◆ **The request**:
Leave the pictures out, and retype all of the material exactly as written.

◆ **Data extract**:
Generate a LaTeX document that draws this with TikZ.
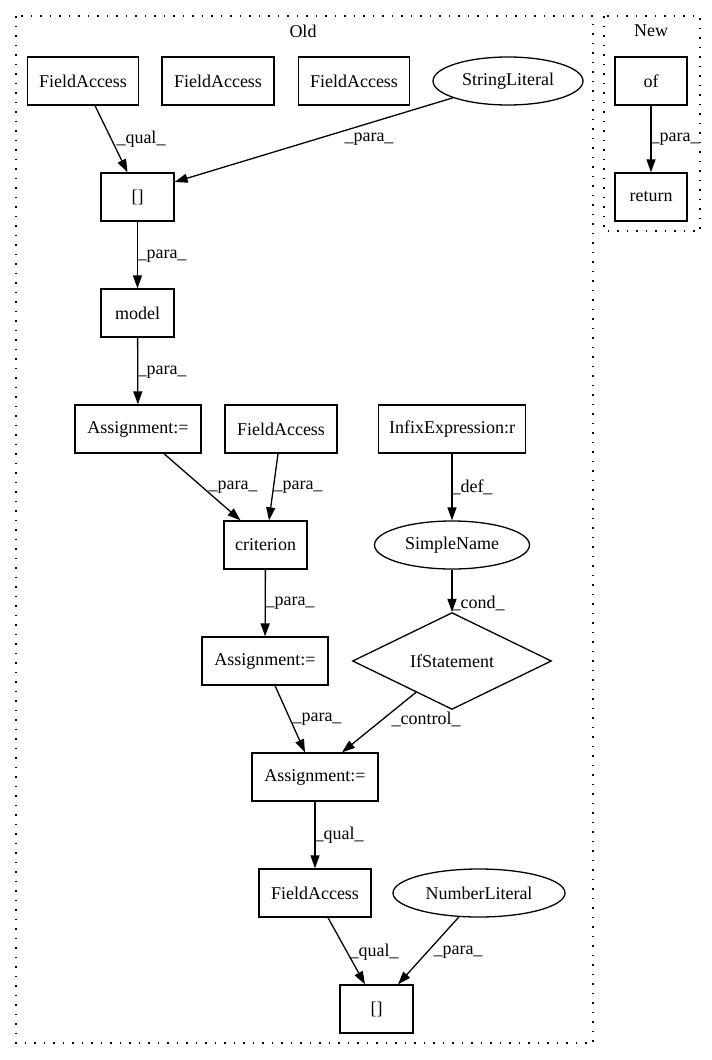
\documentclass[tikz,border=0pt]{standalone}
\usepackage{fontspec}
\setmainfont{Liberation Serif}
\usetikzlibrary{shapes.geometric,arrows.meta}
\begin{document}
\begin{tikzpicture}[x=1pt,y=-1pt,
  every node/.style={font=\fontsize{18}{20}\selectfont, inner sep=0pt},
  box/.style={draw, line width=1.3pt, rectangle, minimum height=48pt},
  ell/.style={draw, line width=1.3pt, ellipse, minimum height=48pt},
  dia/.style={draw, line width=1.3pt, diamond, minimum height=48pt},
  edge/.style={draw, line width=1.3pt, -{Triangle[length=13pt,width=9pt]}},
  lbl/.style={anchor=center},
  cluster/.style={draw, line width=1.3pt, dash pattern=on 1.5pt off 8pt}]
\useasboundingbox (0,0) rectangle (712,1060);
% clusters
\draw[cluster] (16,16) rectangle (593,1043);
\draw[cluster] (604,16) rectangle (700,231);
\node (oldlbl) at (303,31) {Old};
\node (newlbl) at (651,31) {New};
% nodes
\node[box, minimum width=111pt] (fa1) at (83,81) {FieldAccess};
\node[box, minimum width=112pt] (fa2) at (218,81) {FieldAccess};
\node[box, minimum width=111pt] (fa3) at (354,81) {FieldAccess};
\node[ell, minimum width=150pt] (str) at (508,81) {StringLiteral};
\node[box, minimum width=72pt] (of) at (651,81) {of};
\node[box, minimum width=72pt] (ret) at (651,197) {return};
\node[box, minimum width=73pt] (sq1) at (137.5,197) {[]};
\node[box, minimum width=73pt] (model) at (137.5,313) {model};
\node[box, minimum width=126pt] (as1) at (138,429) {Assignment:=};
\node[box, minimum width=112pt] (fa4) at (281,429) {FieldAccess};
\node[box, minimum width=147pt] (infix) at (452,429) {InfixExpression:r};
\node[box, minimum width=83pt] (crit) at (265.5,545) {criterion};
\node[ell, minimum width=155pt] (sn) at (452,545) {SimpleName};
\node[box, minimum width=126pt] (as2) at (265,661) {Assignment:=};
\node[dia, minimum width=199pt] (ifst) at (452,661) {IfStatement};
\node[box, minimum width=126pt] (as3) at (315,777) {Assignment:=};
\node[box, minimum width=112pt] (fa5) at (315,893) {FieldAccess};
\node[ell, minimum width=172pt] (nl) at (479,893) {NumberLiteral};
\node[box, minimum width=73pt] (sq2) at (376.5,1009) {[]};
% edges
\draw[edge] ([xshift=12pt]fa1.south) -- ([xshift=-10pt]sq1.north);
\draw[edge] (str.197.5) -- ([yshift=15pt]sq1.east);
\draw[edge] (sq1) -- (model);
\draw[edge] (of) -- (ret);
\draw[edge] (model) -- (as1);
\draw[edge] ([xshift=26pt]as1.south) -- ([xshift=-25pt]crit.north);
\draw[edge] ([xshift=-3pt]fa4.south) -- ([xshift=3.5pt]crit.north);
\draw[edge] (infix) -- (sn);
\draw[edge] (crit) -- (as2);
\draw[edge] (sn) -- (ifst);
\draw[edge] ([xshift=10pt]as2.south) -- ([xshift=-10pt]as3.north);
\draw[edge] (ifst.221) -- ([xshift=27pt]as3.north);
\draw[edge] (as3) -- (fa5);
\draw[edge] ([xshift=13pt]fa5.south) -- ([xshift=-11.5pt]sq2.north);
\draw[edge] (nl.230) -- ([xshift=21.5pt]sq2.north);
% edge labels
\node[lbl] (l1) at (141,139) {\_qual\_};
\node[lbl] (l2) at (369,139) {\_para\_};
\node[lbl] (l3) at (162,256) {\_para\_};
\node[lbl] (l4) at (675,139) {\_para\_};
\node[lbl] (l5) at (162,372) {\_para\_};
\node[lbl] (l6) at (233,487) {\_para\_};
\node[lbl] (l7) at (298,487) {\_para\_};
\node[lbl] (l8) at (472,487) {\_def\_};
\node[lbl] (l9) at (290,603) {\_para\_};
\node[lbl] (l10) at (478,603) {\_cond\_};
\node[lbl] (l11) at (317,719) {\_para\_};
\node[lbl] (l12) at (426,719) {\_control\_};
\node[lbl] (l13) at (339,835) {\_qual\_};
\node[lbl] (l14) at (374,952) {\_qual\_};
\node[lbl] (l15) at (458,952) {\_para\_};
\end{tikzpicture}
\end{document}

◆ **Solution to this problem**:
Generate a LaTeX document that draws this with TikZ.
\documentclass[tikz,border=0pt]{standalone}
\usepackage{fontspec}
\setmainfont{Liberation Serif}
\usetikzlibrary{shapes.geometric,arrows.meta}
\begin{document}
\begin{tikzpicture}[x=1pt,y=-1pt,
  every node/.style={font=\fontsize{18}{20}\selectfont, inner sep=0pt},
  box/.style={draw, line width=1.3pt, rectangle, minimum height=48pt},
  ell/.style={draw, line width=1.3pt, ellipse, minimum height=48pt},
  dia/.style={draw, line width=1.3pt, diamond, minimum height=48pt},
  edge/.style={draw, line width=1.3pt, -{Triangle[length=13pt,width=9pt]}},
  lbl/.style={anchor=center},
  cluster/.style={draw, line width=1.3pt, dash pattern=on 1.5pt off 8pt}]
\useasboundingbox (0,0) rectangle (712,1060);
% clusters
\draw[cluster] (16,16) rectangle (593,1043);
\draw[cluster] (604,16) rectangle (700,231);
\node (oldlbl) at (303,31) {Old};
\node (newlbl) at (651,31) {New};
% nodes
\node[box, minimum width=111pt] (fa1) at (83,81) {FieldAccess};
\node[box, minimum width=112pt] (fa2) at (218,81) {FieldAccess};
\node[box, minimum width=111pt] (fa3) at (354,81) {FieldAccess};
\node[ell, minimum width=150pt] (str) at (508,81) {StringLiteral};
\node[box, minimum width=72pt] (of) at (651,81) {of};
\node[box, minimum width=72pt] (ret) at (651,197) {return};
\node[box, minimum width=73pt] (sq1) at (137.5,197) {[]};
\node[box, minimum width=73pt] (model) at (137.5,313) {model};
\node[box, minimum width=126pt] (as1) at (138,429) {Assignment:=};
\node[box, minimum width=112pt] (fa4) at (281,429) {FieldAccess};
\node[box, minimum width=147pt] (infix) at (452,429) {InfixExpression:r};
\node[box, minimum width=83pt] (crit) at (265.5,545) {criterion};
\node[ell, minimum width=155pt] (sn) at (452,545) {SimpleName};
\node[box, minimum width=126pt] (as2) at (265,661) {Assignment:=};
\node[dia, minimum width=199pt] (ifst) at (452,661) {IfStatement};
\node[box, minimum width=126pt] (as3) at (315,777) {Assignment:=};
\node[box, minimum width=112pt] (fa5) at (315,893) {FieldAccess};
\node[ell, minimum width=172pt] (nl) at (479,893) {NumberLiteral};
\node[box, minimum width=73pt] (sq2) at (376.5,1009) {[]};
% edges
\draw[edge] ([xshift=12pt]fa1.south) -- ([xshift=-10pt]sq1.north);
\draw[edge] (str.197.5) -- ([yshift=15pt]sq1.east);
\draw[edge] (sq1) -- (model);
\draw[edge] (of) -- (ret);
\draw[edge] (model) -- (as1);
\draw[edge] ([xshift=26pt]as1.south) -- ([xshift=-25pt]crit.north);
\draw[edge] ([xshift=-3pt]fa4.south) -- ([xshift=3.5pt]crit.north);
\draw[edge] (infix) -- (sn);
\draw[edge] (crit) -- (as2);
\draw[edge] (sn) -- (ifst);
\draw[edge] ([xshift=10pt]as2.south) -- ([xshift=-10pt]as3.north);
\draw[edge] (ifst.221) -- ([xshift=27pt]as3.north);
\draw[edge] (as3) -- (fa5);
\draw[edge] ([xshift=13pt]fa5.south) -- ([xshift=-11.5pt]sq2.north);
\draw[edge] (nl.230) -- ([xshift=21.5pt]sq2.north);
% edge labels
\node[lbl] (l1) at (141,139) {\_qual\_};
\node[lbl] (l2) at (369,139) {\_para\_};
\node[lbl] (l3) at (162,256) {\_para\_};
\node[lbl] (l4) at (675,139) {\_para\_};
\node[lbl] (l5) at (162,372) {\_para\_};
\node[lbl] (l6) at (233,487) {\_para\_};
\node[lbl] (l7) at (298,487) {\_para\_};
\node[lbl] (l8) at (472,487) {\_def\_};
\node[lbl] (l9) at (290,603) {\_para\_};
\node[lbl] (l10) at (478,603) {\_cond\_};
\node[lbl] (l11) at (317,719) {\_para\_};
\node[lbl] (l12) at (426,719) {\_control\_};
\node[lbl] (l13) at (339,835) {\_qual\_};
\node[lbl] (l14) at (374,952) {\_qual\_};
\node[lbl] (l15) at (458,952) {\_para\_};
\end{tikzpicture}
\end{document}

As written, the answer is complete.